Invite everyone who works with you. The front person needs separate photos, but staff photos are quite effective for marketing and company image, also. Whether your people are employees, contractors, colleagues you share work with, or just a couple of family members who join you part time, and maybe a temp from an agency, invite them to do staff photos for your web site, and individual photos and bios for staff profiles.
Get permission. If you use staff photos, get a release form signed for use of their photo on the internet. And not the old-fashioned model release forms that don’t have clauses for internet use. Get one that’s up to date, with the web in mind. I won’t post mine here, because I’m not a legal expert and not offering legal advice. But if you want a copy, and you’re already a client, feel free to request it. I’ll share it as a “this is what I’m doing” – not as a “here’s what you need”. Consult an attorney – that’s what they’re there for – to keep you from meeting other people’s attorneys.
Resize and crop those darned things! The biggest issue, literally, we see with photos provided by our clients is that they’re the size of a wall. Lower the darned resolution on that camera to the smallest it’ll do. Photos for the web need to be fast-loading. Windows picture viewer fakes it, by showing you the size you expect, but that’s not the real size. Use something like irfanview (and tip the man for using his software – it’s worth it) to see the *real* size. If you’re taking pics at maximum resolution with you’re camera, you’ll probably see an eyeball filling your monitor. Yes, that’s how big it actually is. You can use the same software to resize your existing photos to something reasonable, like 400px width. Even if you *display* the photo at smaller width on your site, it’s loading the entire photo every time someone loads the page, slowing down your site, chewing up your web space and bandwidth, and all for nought. Don’t waste the net, or your money, or your visitors’ time. Shrink those photos for the web. And crop out the needless backgrounds. If there’s a table edge in one corner, use the same software to crop it. Rule of thumb – show what’s relevant – omit what’s not.

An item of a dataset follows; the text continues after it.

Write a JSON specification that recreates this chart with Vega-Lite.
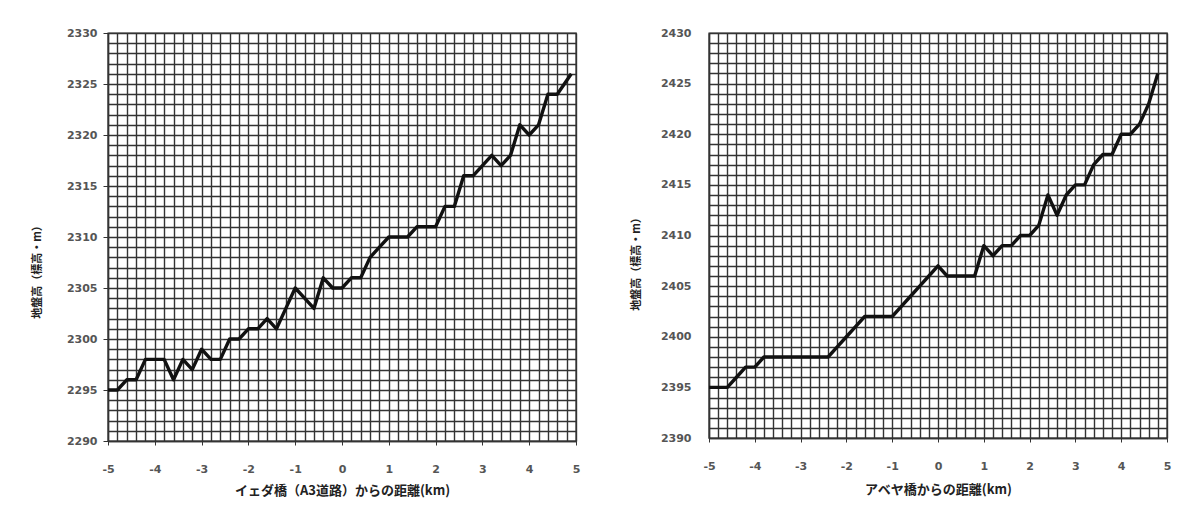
{
  "$schema": "https://vega.github.io/schema/vega-lite/v6.json",
  "background": "white",
  "padding": {"left": 30, "top": 26, "right": 5, "bottom": 5},
  "spacing": 48,
  "config": {
    "view": {"stroke": "#333", "strokeWidth": 1.4},
    "axis": {
      "labelFont": "DejaVu Sans",
      "labelFontSize": 11,
      "labelFontWeight": "bold",
      "labelColor": "#555",
      "titleFont": "Noto Sans CJK JP",
      "titleFontWeight": "bold",
      "titleColor": "#222",
      "gridColor": "#333",
      "gridWidth": 1.4,
      "gridOpacity": 1,
      "domainColor": "#333",
      "domainWidth": 1.4,
      "tickColor": "#333",
      "labelOverlap": false,
      "labelFlush": false,
      "labelBound": false
    }
  },
  "datasets": {
    "left": [
      {"d": -5.0, "h": 2295}, {"d": -4.8, "h": 2295}, {"d": -4.6, "h": 2296}, {"d": -4.4, "h": 2296},
      {"d": -4.2, "h": 2298}, {"d": -4.0, "h": 2298}, {"d": -3.8, "h": 2298}, {"d": -3.6, "h": 2296},
      {"d": -3.4, "h": 2298}, {"d": -3.2, "h": 2297}, {"d": -3.0, "h": 2299}, {"d": -2.8, "h": 2298},
      {"d": -2.6, "h": 2298}, {"d": -2.4, "h": 2300}, {"d": -2.2, "h": 2300}, {"d": -2.0, "h": 2301},
      {"d": -1.8, "h": 2301}, {"d": -1.6, "h": 2302}, {"d": -1.4, "h": 2301}, {"d": -1.2, "h": 2303},
      {"d": -1.0, "h": 2305}, {"d": -0.8, "h": 2304}, {"d": -0.6, "h": 2303}, {"d": -0.4, "h": 2306},
      {"d": -0.2, "h": 2305}, {"d": 0.0, "h": 2305}, {"d": 0.2, "h": 2306}, {"d": 0.4, "h": 2306},
      {"d": 0.6, "h": 2308}, {"d": 0.8, "h": 2309}, {"d": 1.0, "h": 2310}, {"d": 1.2, "h": 2310},
      {"d": 1.4, "h": 2310}, {"d": 1.6, "h": 2311}, {"d": 1.8, "h": 2311}, {"d": 2.0, "h": 2311},
      {"d": 2.2, "h": 2313}, {"d": 2.4, "h": 2313}, {"d": 2.6, "h": 2316}, {"d": 2.8, "h": 2316},
      {"d": 3.0, "h": 2317}, {"d": 3.2, "h": 2318}, {"d": 3.4, "h": 2317}, {"d": 3.6, "h": 2318},
      {"d": 3.8, "h": 2321}, {"d": 4.0, "h": 2320}, {"d": 4.2, "h": 2321}, {"d": 4.4, "h": 2324},
      {"d": 4.6, "h": 2324}, {"d": 4.9, "h": 2326}
    ],
    "right": [
      {"d": -5.0, "h": 2395}, {"d": -4.8, "h": 2395}, {"d": -4.6, "h": 2395}, {"d": -4.4, "h": 2396},
      {"d": -4.2, "h": 2397}, {"d": -4.0, "h": 2397}, {"d": -3.8, "h": 2398}, {"d": -3.6, "h": 2398},
      {"d": -3.4, "h": 2398}, {"d": -3.2, "h": 2398}, {"d": -3.0, "h": 2398}, {"d": -2.8, "h": 2398},
      {"d": -2.6, "h": 2398}, {"d": -2.4, "h": 2398}, {"d": -2.2, "h": 2399}, {"d": -2.0, "h": 2400},
      {"d": -1.8, "h": 2401}, {"d": -1.6, "h": 2402}, {"d": -1.4, "h": 2402}, {"d": -1.2, "h": 2402},
      {"d": -1.0, "h": 2402}, {"d": -0.8, "h": 2403}, {"d": -0.6, "h": 2404}, {"d": -0.4, "h": 2405},
      {"d": -0.2, "h": 2406}, {"d": 0.0, "h": 2407}, {"d": 0.2, "h": 2406}, {"d": 0.4, "h": 2406},
      {"d": 0.6, "h": 2406}, {"d": 0.8, "h": 2406}, {"d": 1.0, "h": 2409}, {"d": 1.2, "h": 2408},
      {"d": 1.4, "h": 2409}, {"d": 1.6, "h": 2409}, {"d": 1.8, "h": 2410}, {"d": 2.0, "h": 2410},
      {"d": 2.2, "h": 2411}, {"d": 2.4, "h": 2414}, {"d": 2.6, "h": 2412}, {"d": 2.8, "h": 2414},
      {"d": 3.0, "h": 2415}, {"d": 3.2, "h": 2415}, {"d": 3.4, "h": 2417}, {"d": 3.6, "h": 2418},
      {"d": 3.8, "h": 2418}, {"d": 4.0, "h": 2420}, {"d": 4.2, "h": 2420}, {"d": 4.4, "h": 2421},
      {"d": 4.6, "h": 2423}, {"d": 4.8, "h": 2426}
    ]
  },
  "hconcat": [
    {
      "width": 468,
      "height": 408,
      "data": {"name": "left"},
      "mark": {"type": "line", "color": "#111", "strokeWidth": 3.4, "strokeJoin": "round"},
      "encoding": {
        "x": {
          "field": "d", "type": "quantitative",
          "scale": {"domain": [-5, 5], "nice": false, "zero": false},
          "axis": {
            "title": "イェダ橋（A3道路）からの距離(km)",
            "titleFontSize": 13,
            "titlePadding": 10,
            "values": [-5, -4.8, -4.6, -4.4, -4.2, -4, -3.8, -3.6, -3.4, -3.2, -3, -2.8, -2.6, -2.4, -2.2, -2, -1.8, -1.6, -1.4, -1.2, -1, -0.8, -0.6, -0.4, -0.2, 0, 0.2, 0.4, 0.6, 0.8, 1, 1.2, 1.4, 1.6, 1.8, 2, 2.2, 2.4, 2.6, 2.8, 3, 3.2, 3.4, 3.6, 3.8, 4, 4.2, 4.4, 4.6, 4.8, 5],
            "labelExpr": "abs(datum.value - round(datum.value)) < 0.001 ? '' + round(datum.value) : ''",
            "tickSize": 4,
            "labelPadding": 18,
            "tickOpacity": {"condition": {"test": "abs(datum.value - round(datum.value)) < 0.001", "value": 1}, "value": 0}
          }
        },
        "y": {
          "field": "h", "type": "quantitative",
          "scale": {"domain": [2290, 2330], "nice": false, "zero": false},
          "axis": {
            "title": "地盤高（標高・m）",
            "titleFontSize": 11,
            "titlePadding": 22,
            "titleY": 236,
            "values": [2290, 2291, 2292, 2293, 2294, 2295, 2296, 2297, 2298, 2299, 2300, 2301, 2302, 2303, 2304, 2305, 2306, 2307, 2308, 2309, 2310, 2311, 2312, 2313, 2314, 2315, 2316, 2317, 2318, 2319, 2320, 2321, 2322, 2323, 2324, 2325, 2326, 2327, 2328, 2329, 2330],
            "labelExpr": "datum.value % 5 == 0 ? '' + datum.value : ''",
            "tickSize": 5,
            "labelPadding": 6,
            "minExtent": 44,
            "maxExtent": 44,
            "tickOpacity": {"condition": {"test": "datum.value % 5 == 0", "value": 1}, "value": 0}
          }
        }
      }
    },
    {
      "width": 458,
      "height": 405,
      "data": {"name": "right"},
      "mark": {"type": "line", "color": "#111", "strokeWidth": 3.4, "strokeJoin": "round"},
      "encoding": {
        "x": {
          "field": "d", "type": "quantitative",
          "scale": {"domain": [-5, 5], "nice": false, "zero": false},
          "axis": {
            "title": "アベヤ橋からの距離(km)",
            "titleFontSize": 13,
            "titlePadding": 12,
            "values": [-5, -4.8, -4.6, -4.4, -4.2, -4, -3.8, -3.6, -3.4, -3.2, -3, -2.8, -2.6, -2.4, -2.2, -2, -1.8, -1.6, -1.4, -1.2, -1, -0.8, -0.6, -0.4, -0.2, 0, 0.2, 0.4, 0.6, 0.8, 1, 1.2, 1.4, 1.6, 1.8, 2, 2.2, 2.4, 2.6, 2.8, 3, 3.2, 3.4, 3.6, 3.8, 4, 4.2, 4.4, 4.6, 4.8, 5],
            "labelExpr": "abs(datum.value - round(datum.value)) < 0.001 ? '' + round(datum.value) : ''",
            "tickSize": 4,
            "labelPadding": 18,
            "tickOpacity": {"condition": {"test": "abs(datum.value - round(datum.value)) < 0.001", "value": 1}, "value": 0}
          }
        },
        "y": {
          "field": "h", "type": "quantitative",
          "scale": {"domain": [2390, 2430], "nice": false, "zero": false},
          "axis": {
            "title": "地盤高（標高・m）",
            "titleFontSize": 11,
            "titlePadding": 20,
            "titleY": 228,
            "values": [2390, 2391, 2392, 2393, 2394, 2395, 2396, 2397, 2398, 2399, 2400, 2401, 2402, 2403, 2404, 2405, 2406, 2407, 2408, 2409, 2410, 2411, 2412, 2413, 2414, 2415, 2416, 2417, 2418, 2419, 2420, 2421, 2422, 2423, 2424, 2425, 2426, 2427, 2428, 2429, 2430],
            "labelExpr": "datum.value % 5 == 0 ? '' + datum.value : ''",
            "tickSize": 5,
            "labelPadding": 13,
            "minExtent": 48,
            "maxExtent": 48,
            "tickOpacity": {"value": 0}
          }
        }
      }
    }
  ]
}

Don’t make your business site a personal home page. A lot of people want to put photos of their cats, their favorite vehicles, or their kids on their business web sites. As someone who does internet marketing, I walk gently here, unless I think the client is open to advice. But my general advice is, unless you’re a micro-business and family or pets or your vehicles are part of your brand, don’t. There’s a difference between a personal home page, which has your favorite songs, colors, etc. and a business site. The former is what Myspace is for. It’s free – use it. Better yet, if you’re in business, use Facebook for that. You’ll get more value. Your business site needs to appeal to the model visitors that constitute your prospect and client demographics. And they’re looking for specific kinds of content. If you don’t know what to put on your site, that’s what an internet marketing consultant is for. We’re happy to help, or there are others out there.
That’s it. Straight, no-nonsense advice on using your photos on your web site. Let us know if you think of something we’ve skipped. We’re always accumulating new ideas and insights as well. Have fun. I can hear those digital cameras clicking away already.